The Wallach Group authorized exorbitant expenditures of Youngevity funds, such as spending $800,000 on a K cup coffee machine.

Todd Smith and Blake Graham go on to allege that statements made by Wallach are defamatory.

Dr. Wallach has stated that Smith and Graham stole Youngevity distributors; they stole money; they stole our staff; they stole thumb drives with people’s names, numbers and emails; stating that he knew for a fact that they were contacting and took people who are certain ranks within Youngevity.

Dr. Wallach stated that Smith and Graham have perpetrated crime and compared them to rapists.

Dr. Wallach further stated that Smith stole business opportunities from Youngevity and that he did it because he was desperate for money, making disparaging remarks about Smith’s family and his finances and business, stating that Smith was going bankrupt and was going to lose his house because his restaurants weren’t doing well.

These statements are false, defamatory per se, personally hurtful, and threaten to harm Smith’s and Graham’s reputations in the network marketing community.

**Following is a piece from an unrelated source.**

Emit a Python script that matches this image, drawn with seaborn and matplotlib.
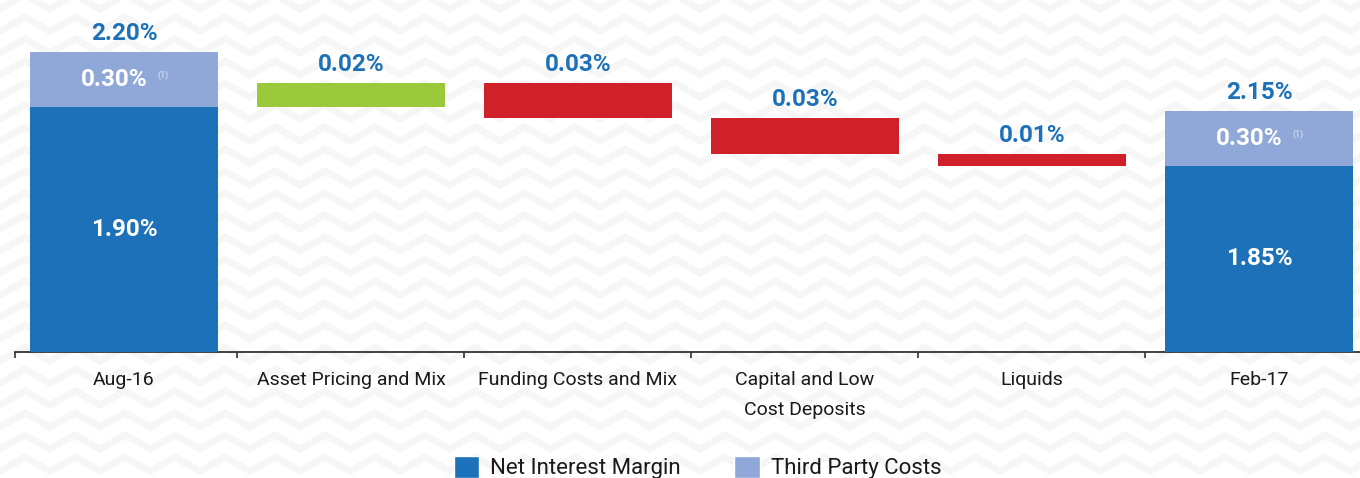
import numpy as np
import pandas as pd
import matplotlib
matplotlib.use("Agg")
import matplotlib.pyplot as plt
import seaborn as sns
from matplotlib.patches import Patch

# ---- data ----
categories = ["Aug-16", "Asset Pricing and Mix", "Funding Costs and Mix",
              "Capital and Low\nCost Deposits", "Liquids", "Feb-17"]
nim_start = 1.90
nim_end = 1.85
changes = [0.02, -0.03, -0.03, -0.01]
third_party = [0.30, 0.30]
totals = [2.20, 2.15]

# ---- styling ----
BLUE = "#1c71b8"
LIGHT = "#8fa8d8"
GREEN = "#9aca3c"
RED = "#d0202a"
TEXT = "#1a1a1a"
y_floor = 1.692          # axis does not start at zero
tpc_scale = 0.155        # third party segment drawn on a compressed scale
FONT = ["Roboto", "DejaVu Sans"]

sns.set_theme(style="white")
plt.rcParams["font.family"] = FONT

# waterfall table
levels = np.cumsum([nim_start] + changes)
bottoms = [y_floor] + [min(a, b) for a, b in zip(levels[:-1], levels[1:])] + [y_floor]
heights = [nim_start - y_floor] + [abs(c) for c in changes] + [nim_end - y_floor]
colors = [BLUE] + [GREEN if c > 0 else RED for c in changes] + [BLUE]
df = pd.DataFrame({"cat": categories, "bottom": bottoms, "height": heights})

fig = plt.figure(figsize=(13.6, 4.78), dpi=100)

# faint chevron background
bg = fig.add_axes([0, 0, 1, 1], zorder=-5)
bg.set_xlim(0, 1360)
bg.set_ylim(478, 0)
bg.axis("off")
zx = np.arange(-25, 1400, 25)
for row in np.arange(-20, 500, 22):
    zy = row + np.where(np.arange(len(zx)) % 2 == 0, -7, 7)
    bg.plot(zx, zy, color="#f6f6f6", lw=5, solid_joinstyle="miter")

ax = fig.add_axes([15 / 1360, 126 / 478, 1345 / 1360, 352 / 478])
ax.patch.set_alpha(0)

sns.barplot(data=df, x="cat", y="height", bottom=df["bottom"].values,
            color=BLUE, width=0.83, ax=ax, zorder=3)
for p, c in zip(ax.patches, colors):
    p.set_facecolor(c)
    p.set_edgecolor("none")

# third party costs on top of the start / end bars
ends = [0, len(categories) - 1]
nim_vals = [nim_start, nim_end]
tpc_h = [v * tpc_scale for v in third_party]
ax.bar(ends, tpc_h, bottom=nim_vals, width=0.83, color=LIGHT,
       edgecolor="none", linewidth=0, zorder=3)

ax.set_xlim(-0.48, 5.445)
ax.set_ylim(y_floor, y_floor + 352 / 1180)

# labels
VAL = 17.5
lab_kw = dict(fontsize=VAL, fontweight="bold", ha="center", va="bottom",
              textcoords="offset points", family=FONT)
in_kw = dict(fontsize=VAL, fontweight="bold", ha="center", va="center",
             textcoords="offset points", family=FONT, color="white")
for i, tot, nv, th, tp in zip(ends, totals, nim_vals, tpc_h, third_party):
    ax.annotate(f"{tot:.2f}%", (i, nv + th), xytext=(0, 5), color=BLUE, **lab_kw)
    ax.annotate(f"{tp:.2f}%", (i, nv + th / 2), xytext=(-7, 0), **in_kw)
    ax.annotate("(1)", (i, nv + th / 2), xytext=(28, 3), color="#e3e8f3",
                fontsize=6.5, ha="center", va="center",
                textcoords="offset points", family=FONT)
    ax.annotate(f"{nv:.2f}%", (i, (nv + y_floor) / 2), xytext=(0, 0), **in_kw)
for k, c in enumerate(changes):
    i = k + 1
    top = bottoms[i] + heights[i]
    ax.annotate(f"{abs(c):.2f}%", (i, top), xytext=(0, 5), color=BLUE, **lab_kw)

# axis styling
sns.despine(ax=ax, left=True)
ax.spines["bottom"].set_color("#333333")
ax.spines["bottom"].set_linewidth(1.3)
ax.set_yticks([])
ax.set_xlabel("")
ax.set_ylabel("")
ax.tick_params(axis="x", which="major", length=0, pad=14, labelsize=14,
               labelcolor=TEXT)
ax.set_xticks(range(len(categories)), categories)
for t in ax.get_xticklabels():
    t.set_linespacing(1.85)
    t.set_verticalalignment("top")
ax.set_xticks([-0.48, 0.5, 1.5, 2.5, 3.5, 4.5], minor=True)
ax.tick_params(axis="x", which="minor", length=4, width=1.2, color="#333333",
               direction="out", bottom=True)

handles = [Patch(facecolor=BLUE, label="Net Interest Margin"),
           Patch(facecolor=LIGHT, label="Third Party Costs")]
fig.legend(handles=handles, loc="upper center", bbox_to_anchor=(0.513, 0.07),
           ncol=2, frameon=False, fontsize=16, handlelength=1.15, handleheight=1.15,
           handletextpad=0.5, columnspacing=2.4, borderpad=0, labelcolor=TEXT)

fig.savefig("out.png", dpi=100)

The Wakaya counterclaim asks for declaratory judgement against Youngevity, with respect to Youngevity’s Policies and Procedures precluding affiliates from signing up with Wakaya (with respect to Californian law).

Other claims include:

  • breach of contract
  • breach of the covenant of good faith and fair dealing
  • conversion
  • tortious interference with existing contractual relations
  • tortious interference with prospective economic advantage
  • defamation
  • false light
  • business disparagement
  • unfair competition and
  • fraud/negligent misrepresentation

Looking forward, a hearing on January 27th scheduled an Early Neutral Evaluation and Case Management conference for February 28th.

Stay tuned….


Update 2nd March 2017 – As per a February 28th minute entry;

An Early Neutral Evaluation Conference was held on February 28, 2017. The parties did not reach a settlement.

A Case Management Conference was held at the conclusion of the Early Neutral Evaluation Conference. Scheduling Order to follow.

As at the time of publication the Scheduling Order has yet to be made.